Потом, в самом вторжении было много ненужного риска. Мы видели из предшествующих глав, что, присваивая обладание морем, необходимо занять и удержать на неприятельском берегу удобные порты, из которых всякого рода военные экспедиции могли бы направляться внутрь страны, опираясь на совершенно обеспеченную базу, представляемую морем, находящимся в обладании. Надежный способ действий, согласный с правилами, когда было решено вторгнуться в Крым, состоял бы сначала в упрочении за собой Казачьей бухты или Балаклавы и затем в действиях от базы внутрь страны. Хотя впоследствии это и было признано необходимым, но следовало это сделать предварительно, по указаниям исторического опыта.

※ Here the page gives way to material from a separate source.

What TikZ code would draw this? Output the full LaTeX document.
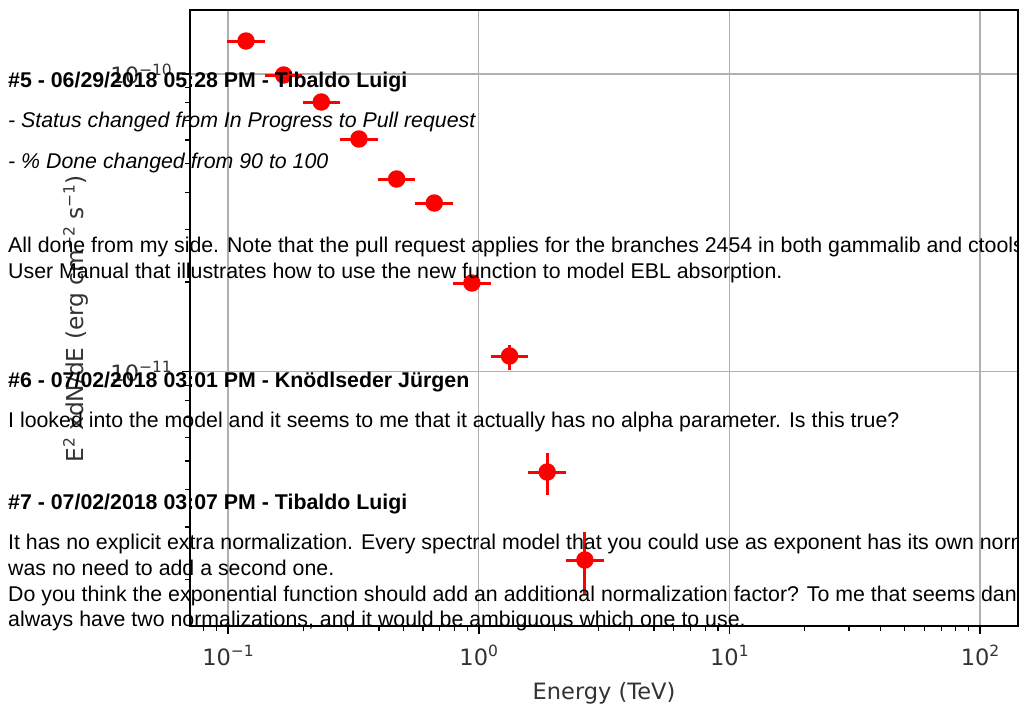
\documentclass[tikz,border=0pt]{standalone}
\usepackage{fontspec}
\setmainfont{Liberation Sans}
\newfontfamily\plotfont{DejaVu Sans}
\definecolor{plotgray}{HTML}{333333}
\definecolor{gridgray}{HTML}{B0B0B0}
\definecolor{ptred}{HTML}{FF0000}
\newcommand{\supx}[1]{\raisebox{0.36em}{\fontsize{15.5}{15.5}\selectfont #1}}
\newcommand{\tenpow}[1]{10\supx{#1}}
\begin{document}
\begin{tikzpicture}[x=1pt,y=-1pt,
  txt/.style={anchor=base west, inner sep=0pt, font=\fontsize{21.33}{25.6}\selectfont, text=black},
  ticklab/.style={inner sep=0pt, font=\plotfont\fontsize{22.5}{22.5}\selectfont, text=plotgray},
  gridline/.style={draw=gridgray, line width=1.5pt},
  axframe/.style={draw=black, line width=2pt},
  majtick/.style={draw=black, line width=1.8pt},
  mintick/.style={draw=black, line width=1.2pt},
  errbar/.style={draw=ptred, line width=3pt},
  dot/.style={circle, fill=ptred, minimum size=17.5pt, inner sep=0pt}]
\useasboundingbox (0,0) rectangle (1019,704);
\clip (0,0) rectangle (1019,704);
\fill[white] (0,0) rectangle (1019,704);
% grid
\foreach \gx in {228,478.7,729.4,980} \draw[gridline] (\gx,10) -- (\gx,626);
\foreach \gy in {74,371.5} \draw[gridline] (190,\gy) -- (1018,\gy);
% x ticks
\foreach \gx in {228,478.7,729.4,980} \draw[majtick] (\gx,626) -- (\gx,634);
\foreach \d in {-22.7,228,478.7,729.4,980}{
  \foreach \k in {2,...,9}{
    \pgfmathsetmacro\tx{\d+log10(\k)*250.7}
    \ifdim\tx pt>190pt \ifdim\tx pt<1018pt
      \draw[mintick] (\tx,626) -- (\tx,631);
    \fi\fi
  }
}
% y ticks
\foreach \gy in {74,371.5} \draw[majtick] (190,\gy) -- (182,\gy);
\foreach \d in {74,371.5,669}{
  \foreach \k in {2,...,9}{
    \pgfmathsetmacro\ty{\d-log10(\k)*297.5}
    \ifdim\ty pt>10pt \ifdim\ty pt<626pt
      \draw[mintick] (190,\ty) -- (185,\ty);
    \fi\fi
  }
}
% frame
\draw[axframe] (190,10) rectangle (1018,626);
% data points
\foreach \i/\py/\ylo/\yhi in {0/41/41/41,1/75/75/75,2/102/102/102,3/139/139/139,4/179/179/179,5/203/203/203,6/283/276/291,7/356/345/370,8/472/453/495,9/560/532/595}{
  \pgfmathsetmacro\px{246+37.65*\i}
  \draw[errbar] ({\px-18.8},\py) -- ({\px+18.8},\py);
  \draw[errbar] (\px,\ylo) -- (\px,\yhi);
  \node[dot] (p\i) at (\px,\py) {};
}
% tick labels
\node[ticklab, anchor=base] (xt1) at (228,665) {\tenpow{−1}};
\node[ticklab, anchor=base] (xt2) at (478.7,665) {\tenpow{0}};
\node[ticklab, anchor=base] (xt3) at (729.4,665) {\tenpow{1}};
\node[ticklab, anchor=base] (xt4) at (980,665) {\tenpow{2}};
\node[ticklab, anchor=east] (yt1) at (172,74) {\tenpow{−10}};
\node[ticklab, anchor=east] (yt2) at (172,371.5) {\tenpow{−11}};
\node[ticklab, anchor=base] (xlab) at (604,699) {Energy (TeV)};
\node[ticklab, anchor=base, rotate=90, font=\plotfont\fontsize{23.3}{23.3}\selectfont] (ylab) at (83,319) {E\supx{2} xdN/dE (erg cm\supx{−2} s\supx{−1})};
% overlay text
\node[txt] (h5) at (8,87) {\bfseries \#5 - 06/29/2018 05:28 PM - Tibaldo Luigi};
\node[txt] (s1) at (8,127) {\itshape - Status changed from In Progress to Pull request};
\node[txt] (s2) at (8,168) {\itshape - \% Done changed from 90 to 100};
\node[txt] (a1) at (8,252) {All done from my side. Note that the pull request applies for the branches 2454 in both gammalib and ctools};
\node[txt] (a2) at (8,278) {User Manual that illustrates how to use the new function to model EBL absorption.};
\node[txt] (h6) at (8,387) {\bfseries \#6 - 07/02/2018 03:01 PM - Knödlseder Jürgen};
\node[txt] (b1) at (8,427) {I looked into the model and it seems to me that it actually has no alpha parameter. Is this true?};
\node[txt] (h7) at (8,509) {\bfseries \#7 - 07/02/2018 03:07 PM - Tibaldo Luigi};
\node[txt] (c1) at (8,549.5) {It has no explicit extra normalization. Every spectral model that you could use as exponent has its own norm};
\node[txt] (c2) at (8,575) {was no need to add a second one.};
\node[txt] (c3) at (8,601) {Do you think the exponential function should add an additional normalization factor? To me that seems dan};
\node[txt] (c4) at (8,626.5) {always have two normalizations, and it would be ambiguous which one to use.};
\end{tikzpicture}
\end{document}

Вероятно, никогда не было такой блистательной операции, как высадка английских войск на берег у Старого форта 14 сентября 1854 г. Однако условия были таковы:
«В 7 час. пополуночи, когда операция началась, море было гладко, как зеркало; никакого неприятеля не показывалось для воспрепятствования высадке. Когда суда заняли свои места, один русский офицер с конным ординарцем показался на берегу и оставался подле своей лошади довольно значительное время, казалось, срисовывая все происходившее, конечно, и не помышляя о десанте на его берега. Вдруг он понял как будто наши намерения и стал весьма поспешно ретироваться, едва избежав взятия в плен, так как высадка французских войск далее к востоку не была им ранее замечена.
В 6 час. пополудни 304 000 пехоты и 24 орудия или 4 полных батареи были высажены, но закат солнца сопровождался кучевыми облаками, а угрожающая зыбь у берега, верное указание приближающегося ветра, делала выгрузку артиллерии все более и более медленною и затруднительной. При наступлении ночи погода была настолько плоха и море так взволновано, что эта трудная операция была прекращена. Войска были высажены с трехдневной провизиею в сумках, но без палаток и какого бы то ни было лагерного снабжения. Таким образом, эта храбрая армия была оставлена на неприятельском берегу на два дня и две ночи без запаса воды, за исключением падавшей с неба, только с половиной ее артиллерии, без укрытия и в соседстве сильного неприятеля»[155].
Страшно подумать, каков бы мог быть результат, если бы вся русская сила от Альмы двинулась на англичан ночью, когда защита их огнем с судов не могла бы оказаться действительной. Оглядываясь назад, ясно видим, как велик был тогда риск и как он был напрасен; если бы начальство имело какие-либо понятия об основаниях искусства ведения морской войны, то вряд ли возможно допустить, что английская армия была когда-нибудь поставлена в такое опасное положение.
За месяц до этой «авантюры» все принципы, так сказать, руководившие успешными нападениями на территорию в течение предшествовавших полутора столетий, были призваны во всей их силе к участию в деле взятия Бомарзунда – русской цитадели в Аландских шхерах Балтийского моря.